Idiosincrasie di destra

Abbiamo qui condensate le peggiori idiosincrasie di quella destra che si vorrebbe conservatrice e responsabile, ma finisce per essere vittima di una strana sindrome di Stoccolma. La storia è sempre aperta, non ci sono processi il cui esito è già scontato o determinismi che tengano. Parlare di “dialettica della modernità”, di vittoria dell’ideologia woke e del progressismo, significa fischiare la fine della partita anzitempo. Così come è completamente insensato pensare che la storia abbia una sola direzione di progresso, che i diritti e le libertà siano solo quelli egualitari.
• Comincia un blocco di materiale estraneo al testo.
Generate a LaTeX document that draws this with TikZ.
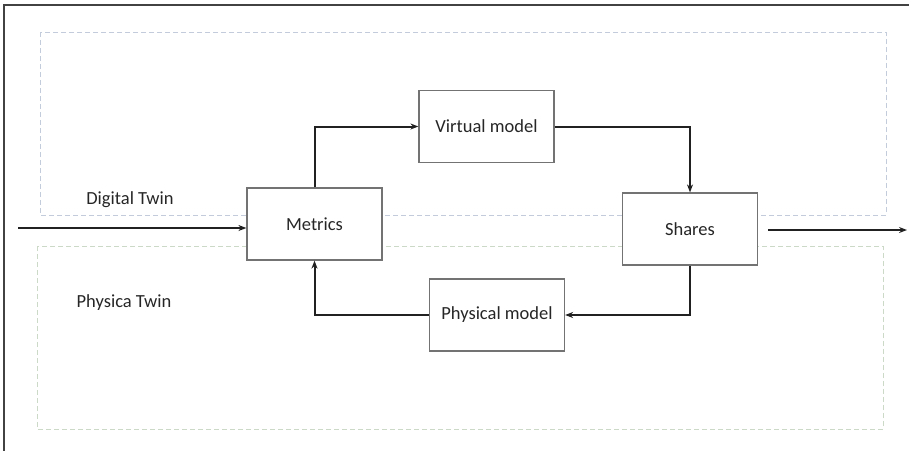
\documentclass[tikz,border=0pt]{standalone}
\usepackage{fontspec}
\setmainfont{Carlito}
\usetikzlibrary{arrows.meta}
\definecolor{boxgray}{rgb}{0.45,0.45,0.45}
\definecolor{linedark}{rgb}{0.13,0.13,0.13}
\definecolor{textdark}{rgb}{0.15,0.15,0.15}
\definecolor{digitaldash}{rgb}{0.76,0.80,0.86}
\definecolor{physicaldash}{rgb}{0.80,0.85,0.78}

\begin{document}
\begin{tikzpicture}[
  x=1pt, y=-1pt,
  >={Stealth[length=8pt, width=6pt]},
  every node/.style={font=\fontsize{18.5}{22}\selectfont, text=textdark},
  modelbox/.style={rectangle, fill=white, draw=boxgray, line width=1.2pt, minimum width=135pt, minimum height=72pt},
  flowedge/.style={->, draw=linedark, line width=2pt},
  twinarea/.style={dashed, dash pattern=on 5pt off 3pt, line width=1pt},
]
\useasboundingbox (0,0) rectangle (909,451);

% ---- frame ----
\draw[draw=linedark!85, line width=2pt] (909,5) -- (4,5) -- (4,451);

% ---- twin areas ----
\draw[twinarea, draw=digitaldash]  (40,32)  rectangle (886,215);
\draw[twinarea, draw=physicaldash] (37,246) rectangle (883,429);

\node (digital)  at (130,200) {Digital Twin};
\node (physica)  at (124,303) {Physica Twin};

% ---- models ----
\node[modelbox] (metrics)  at (314.5,224) {Metrics};
\node[modelbox] (virtual)  at (486.5,126.5) {Virtual model};
\node[modelbox] (shares)   at (690,229) {Shares};
\node[modelbox] (physical) at (497,315) {Physical model};

% ---- free ends ----
\coordinate (in)  at (18,228);
\coordinate (out) at (907,230);

% ---- edges ----
\draw[flowedge] (in) -- (metrics.west |- in);
\draw[flowedge] (metrics.north) |- (virtual.west);
\draw[flowedge] (virtual.east) -| (shares.north);
\draw[flowedge] (shares.south) |- (physical.east);
\draw[flowedge] (physical.west) -| (metrics.south);
\draw[flowedge, shorten <=10pt] (shares.east |- out) -- (out);

\end{tikzpicture}
\end{document}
Sono questi errori mortali che restituiscono l’immagine della politica divisa ed esaurita tra una sinistra e una destra che corrono sugli stessi binari, con quest’ultima in ritardo sulla prima. Due facce della stessa medaglia o, meglio, due teste di un’idra.

Una destra impolitica non si salverà

L’esito è quello di una destra destinata al fallimento, masochista, incapace di pensare il futuro e sé stessa. In definitiva, una destra impolitica. Non a caso l’unico riferimento valoriale indicato da Gervasoni è il “senso comune”, è un valore impolitico. Fintantoché la destra accetta il discorso di fondo del progressismo, non potrà ambire a un ruolo diverso da questo. Serve quindi rompere questo labirinto degli specchi, questa sorta di doppio legame, dare vita a una destra – per quel che vale parlare di destra – prometeista, sovrumanista, capace di proiettarsi in avanti e darsi una propria visione del mondo.